Database API
Before we dive into the theory and implementation of my toy database, let's first look at the toy database's API, which consists of the following methods:
- set_time
- begin_txn
- write
- read
- read_without_txn
- abort_txn
- commit_txn
- run_txn
Here is an example of using the database:
#![allow(unused)] fn main() { let db = DB::new("./tmp/data", Timestamp::new(10)) let txn1 = db.begin_txn().await; let value = db.read::<String>("foo", txn1).await.unwrap(); if value == "bar" { db.write("baz", 20, txn1).await.unwrap(); } let commit_result = db.commit_txn(txn1).await; }
In the code snippet above, we created a database by providing a path to specify where to store the records. We then began a transaction, performed a write and a read, then committed the transaction.
An alternative way to perform transactions is with the run_txn method. In the snippet below, the run_txn function automatically begins a transaction and commits the transaction at the end of the function scope. It would also abort the transaction if the inner function panics.

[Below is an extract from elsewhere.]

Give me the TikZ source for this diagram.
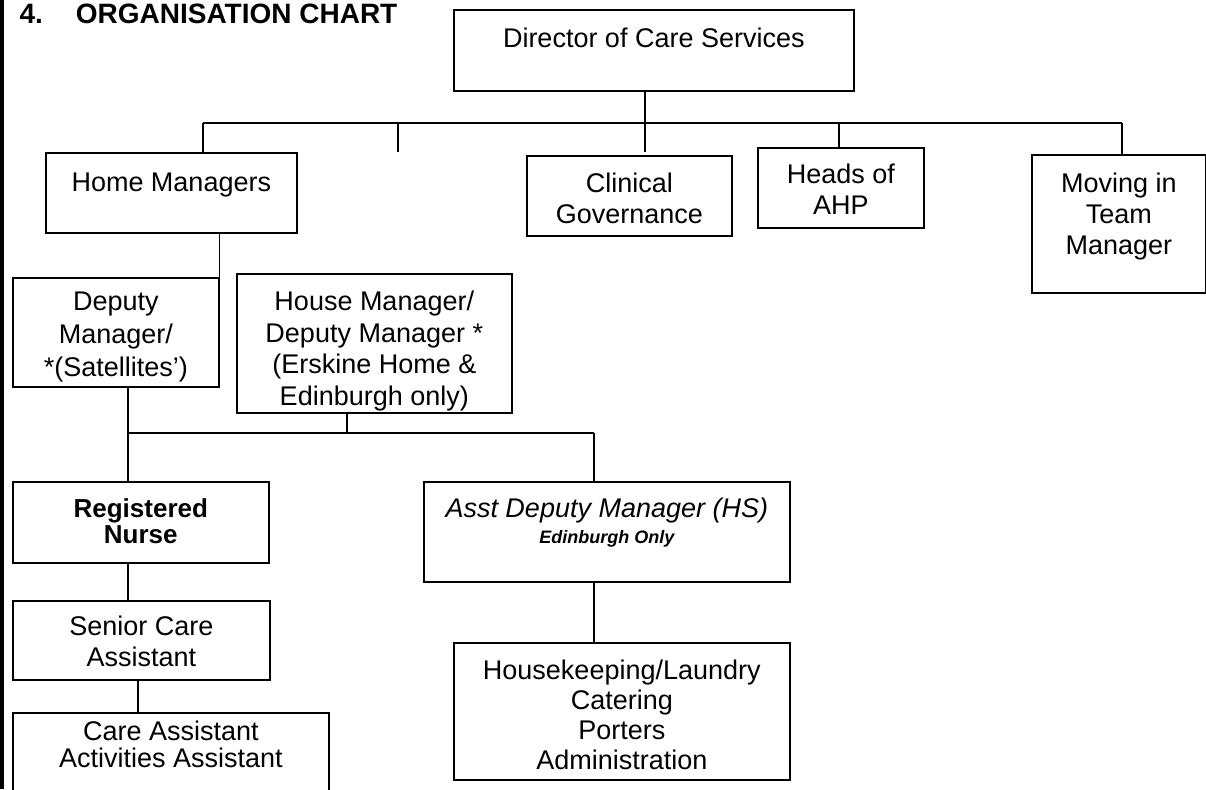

#![allow(unused)] fn main() { db.run_txn(|txn_context| async move { let value = txn_context.read::<i32>("foo").await; if value == "bar" { txn_context.write("foo", 12).await.unwrap(); } }) }
For more examples, feel free to check out the unit tests I wrote for my database.
Thread-safe
The database is thread-safe. If you wrap the database instance around an Arc, you can safely use it across different threads. For example:
#![allow(unused)] fn main() { let db = Arc::new(DB::new("./tmp/data", Timestamp::new(10))); let db_1 = Arc::clone(db); let key1 = "foo"; let key2 = "bar"; let task_1 = tokio::spawn(async move { db_1.run_txn(|txn_context| async move { txn_context.write(key1, 1).await.unwrap(); txn_context.write(key2, 10).await.unwrap(); }) .await }); let db_2 = Arc::clone(db); let task_2 = tokio::spawn(async move { db_2.run_txn(|txn_context| async move { txn_context.write(key1, 2).await.unwrap(); txn_context.write(key2, 20).await.unwrap(); }) .await; }); tokio::try_join!(task_1, task_2).unwrap(); }
In the example above, the serializability of the database guarantees that either all of task1 is executed first or all of task2 is executed first.
Database Clock
The database is powered by a Hybrid Logical Clock (which we will cover later). The developer can choose to create a database instance that uses the system's time or a manual clock. A manual clock requires the developer to manually increment the physical time with the set_time function. This is useful for writing unit tests.